Afora o desvio recente da teologia da libertação, a Igreja afastou-se da política e a democracia cristã caiu no limbo sem que a autoridade eclesial tentasse impedir a queda. Aldo Moro, amigo de Paulo VI, foi um dos maiores líderes desta corrente e seu fim trágico antecipou o saudável afastamento entre a Igreja e a política. É claro que isto não significa que os cristãos devam ser alienados ou possam eximir-se da busca do bem comum. Apenas devem perceber a fronteira entre tais áreas para que religião e política conversem, mas jamais contraiam matrimónio.

Isto também não significa que a lei mosaica seja insuficiente para inspirar a vida em família ou comandar uma sociedade.
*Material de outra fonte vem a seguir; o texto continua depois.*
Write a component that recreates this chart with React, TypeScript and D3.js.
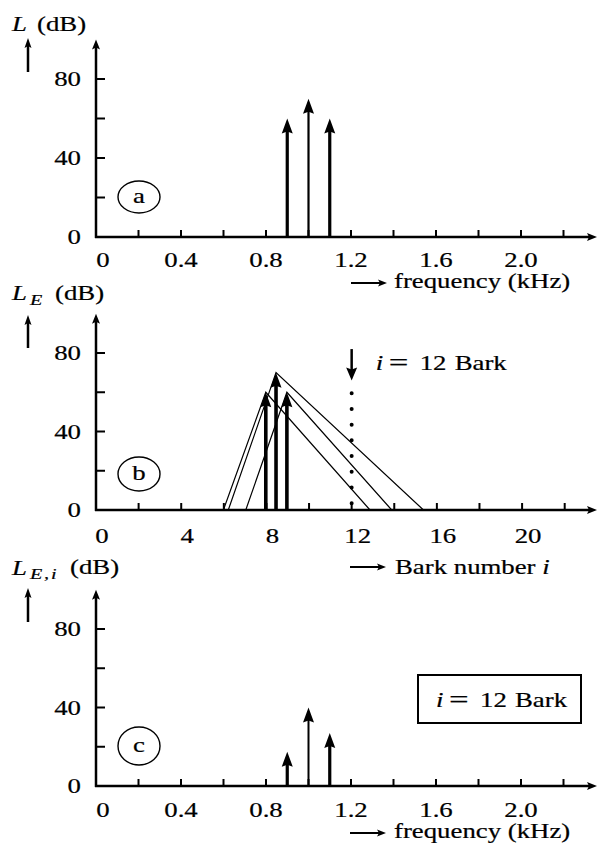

Respeitados fossem os dez mandamentos, possivelmente perderia a razão de ser, ou pelo menos não subsistiria na extensão conhecida, todo o aparato policial e mesmo o sistema judiciário. Utopia das utopias, deixaríamos no chinelo todas as fantasias do mundo físico, como usufruir o motocontínuo, viver sem trabalhar ou viajar na velocidade da luz.

Como o crivo religioso não tem jurisdição fora dos templos, e é melhor assim, precisamos de regimes e sistemas humanos, ainda que imperfeitos. Portanto temos que seguir discutindo, cá neste rincão do terceiro mundo, virtudes e defeitos de capitalismo e socialismo. Se fosse fácil, poderíamos simplesmente descartar o que é mau e dar relevo ao que é bom em cada um deles para construir um sistema mais justo, que mantivesse o mérito como mola do desenvolvimento individual. Afinal as leis buscam, ou fazem de conta que buscam, filtrar o que é mau e promover o que é bom, mas nossa crença na política e nas formalidades da democracia anda em baixa.
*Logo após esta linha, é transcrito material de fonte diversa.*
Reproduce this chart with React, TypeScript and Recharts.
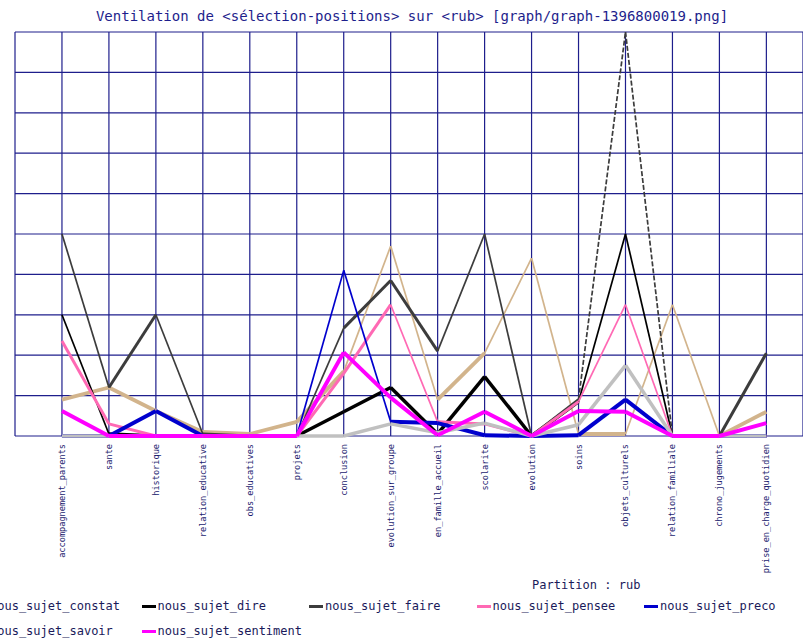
import React from 'react';
import { LineChart, Line, XAxis, YAxis, CartesianGrid } from 'recharts';

const categories = [
  'accompagnement_parents',
  'sante',
  'historique',
  'relation_educative',
  'obs_educatives',
  'projets',
  'conclusion',
  'evolution_sur_groupe',
  'en_famille_accueil',
  'scolarite',
  'evolution',
  'soins',
  'objets_culturels',
  'relation_familiale',
  'chrono_jugements',
  'prise_en_charge_quotidien',
];

const constat = [0.9, 1.2, 0.62, 0.1, 0.05, 0.35, 1.6, 4.7, 0.9, 2.05, 4.4, 0.05, 0.05, 3.25, 0, 0.6];
const dire = [3, 0.05, 0, 0, 0, 0, 0.6, 1.2, 0.05, 1.47, 0, 0.85, 5, 0, 0, 0];
const faire = [5, 1.2, 3, 0.05, 0, 0, 2.67, 3.85, 2.1, 5, 0, 0.9, 10, 0, 0, 2.05];
const pensee = [2.35, 0.3, 0, 0, 0, 0, 1.55, 3.25, 0.35, 0.3, 0, 0.85, 3.25, 0, 0, 0];
const preco = [0, 0, 0.62, 0, 0, 0, 4.1, 0.35, 0.32, 0.02, 0, 0.02, 0.9, 0, 0, 0];
const savoir = [0, 0, 0, 0, 0, 0, 0, 0.3, 0.08, 0.32, 0, 0.28, 1.75, 0, 0, 0];
const sentiment = [0.62, 0, 0, 0, 0, 0, 2.07, 0.95, 0.02, 0.6, 0, 0.62, 0.6, 0, 0, 0.32];

const yTicks = [0, 1, 2, 3, 4, 5, 6, 7, 8, 9, 10];

// one row per category, one column per series
const rows = categories.map((c, i) => ({
  x: i,
  category: c,
  constat: constat[i],
  dire: dire[i],
  faire: faire[i],
  pensee: pensee[i],
  preco: preco[i],
  savoir: savoir[i],
  sentiment: sentiment[i],
}));

// drawing styles: base width, thin segments (index of the segment's start), dashed segments
const series = [
  { key: 'constat', name: 'nous_sujet_constat', color: '#d2b48c', width: 3.8, thin: [6, 7, 9, 10, 12, 13], dashed: [] as number[] },
  { key: 'dire', name: 'nous_sujet_dire', color: '#000000', width: 3.5, thin: [0, 11, 12], dashed: [] },
  { key: 'faire', name: 'nous_sujet_faire', color: '#3c3c3c', width: 3, thin: [0, 2, 5, 8, 9, 11, 12], dashed: [11, 12] },
  { key: 'pensee', name: 'nous_sujet_pensee', color: '#ff69b4', width: 3, thin: [7, 11, 12], dashed: [] },
  { key: 'preco', name: 'nous_sujet_preco', color: '#0000cd', width: 4, thin: [5, 6], dashed: [] },
  { key: 'savoir', name: 'nous_sujet_savoir', color: '#c0c0c0', width: 3.5, thin: [], dashed: [] },
  { key: 'sentiment', name: 'nous_sujet_sentiment', color: '#ff00ff', width: 4, thin: [], dashed: [] },
];

const navy = '#1e1e8c';
const mono = '"DejaVu Sans Mono", monospace';

const CategoryTick = (props: any) => {
  const { x, y, payload } = props;
  const label = categories[payload.value] ?? '';
  const ty = y + 6;
  return (
    <text
      x={x}
      y={ty}
      transform={`rotate(-90 ${x} ${ty})`}
      textAnchor="end"
      dy="0.35em"
      fontFamily={mono}
      fontSize={8.6}
      fill="#1a1a6e"
    >
      {label}
    </text>
  );
};

const App = () => {
  const xTicks = [-1, ...categories.map((_, i) => i)];

  return (
    <div
      style={{
        position: 'absolute',
        left: 0,
        top: 0,
        width: 803,
        height: 641,
        overflow: 'hidden',
        background: '#fff',
      }}
    >
      <div
        style={{
          position: 'absolute',
          left: 0,
          top: 8,
          width: 824,
          textAlign: 'center',
          fontFamily: mono,
          fontSize: 14,
          color: navy,
          whiteSpace: 'nowrap',
        }}
      >
        Ventilation de &lt;sélection-positions&gt; sur &lt;rub&gt; [graph/graph-1396800019.png]
      </div>

      <div style={{ position: 'absolute', left: 0, top: 0 }}>
        <LineChart width={803} height={641} margin={{ top: 32, right: 0, bottom: 55, left: 15 }}>
          <CartesianGrid stroke={navy} strokeWidth={1.2} horizontalValues={yTicks} />
          <XAxis
            dataKey="x"
            type="number"
            domain={[-1, 15.78]}
            ticks={xTicks}
            interval={0}
            allowDataOverflow
            axisLine={false}
            tickLine={false}
            tickSize={0}
            height={150}
            tick={<CategoryTick />}
          />
          <YAxis type="number" domain={[0, 10]} ticks={yTicks} hide width={0} />
          {series.flatMap((s) =>
            categories.slice(0, -1).map((_, i) => (
              <Line
                key={`${s.key}-${i}`}
                data={rows.slice(i, i + 2)}
                dataKey={s.key}
                name={s.name}
                stroke={s.color}
                strokeWidth={s.thin.includes(i) ? 1.7 : s.width}
                strokeDasharray={s.dashed.includes(i) ? '5 2' : undefined}
                dot={false}
                activeDot={false}
                legendType="none"
                isAnimationActive={false}
              />
            ))
          )}
        </LineChart>
      </div>

      <div
        style={{
          position: 'absolute',
          left: 532,
          top: 578,
          fontFamily: mono,
          fontSize: 12,
          color: '#1a1a5a',
          whiteSpace: 'nowrap',
        }}
      >
        Partition : rub
      </div>

      {series.map((s, k) => {
        const col = k % 5;
        const row = Math.floor(k / 5);
        return (
          <div
            key={s.key}
            style={{
              position: 'absolute',
              left: -26 + col * 167.5,
              top: 599 + row * 25,
              display: 'flex',
              alignItems: 'center',
              fontFamily: mono,
              fontSize: 12,
              color: '#1a1a5a',
              whiteSpace: 'nowrap',
            }}
          >
            <span
              style={{
                display: 'inline-block',
                width: 14,
                height: 3,
                background: s.color,
                marginRight: 2,
              }}
            />
            {s.name}
          </div>
        );
      })}
    </div>
  );
};

export default App;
Quando falamos de latifúndio, naturalmente pensamos em terra, mas hoje é possível estender a palavra ao controle planetário de grandes organizações, como no setor de petróleo e na indústria automobilística, construindo latifúndios de poder à custa da drástica eliminação da concorrência. É uma grande contradição do capitalismo: a concorrência é sua bandeira mas, sempre que pode, tenta suprimi-la. Quanto ao setor público, busca garantir-se, repassando ao povo a porção de fel que deveria ser compartilhada por todos, com o exemplo dos próceres. Exemplo que não dão.

Evoco uma figura que viveu e lutou entre nós. Após a unificação da Itália, Garibaldi teve grandes desgostos. Desgastado por dívidas dos filhos e pela traição de antigos companheiros, experimentou problemas morais e materiais. Buscando cooptá-lo neste momento de fragilidade, o governo conservador, que Garibaldi combatia, propôs que o rei alcançasse a ele uma pensão vitalícia anual de cinquenta mil liras, rejeitada através de carta dirigida a um de seus filhos: “Dirás ao governo que as cem mil liras me pesarão sobre os ombros como a camisa de Nessus. Aceitando-as perderei o sono, sentirei nos pulsos o frio das algemas, as mãos quentes de sangue; e a cada vez que me chegarem notícias de depredações governamentais e de misérias públicas eu cobrirei meu rosto de vergonha”. Não se muda o poder consorciando-se com ele.

A terra seguia mal distribuída quando o governo italiano passou a incentivar a emigração de analfabetos e marginalizados. A esta altura, segundo a biógrafa Yvonne Capuano, Garibaldi dirigiu-se ao parlamento de Roma: “Quando, numa fortaleza cercada ou num navio que se atrasou, faltam víveres, os comandantes ordenam que a ração seja reduzida à metade ou a menos da metade. Na Itália dá-se o contrário: quanto mais o país se aproxima da ruína, mais se dissipam seus parcos recursos. Submeto, pois, à vossa sábia consideração e à vossa aprovação, a seguinte lei: Até que a Itália não se recupere da depressão financeira em que foi injustamente lançada, nenhuma pensão ou gratificação, nenhum benefício proporcionado pelo Estado deverá ultrapassar cinco mil liras por ano”. Disposto a sacrifícios, avesso à religião, Garibaldi parecia porém tomado de fervor quase religioso. Quando vemos - em meio à maior crise da história, com desemprego massivo e desempenho econômico pífio,- certas categorias aumentando suas vantagens, há que indagar se ainda temos entre nós homens desta grandeza.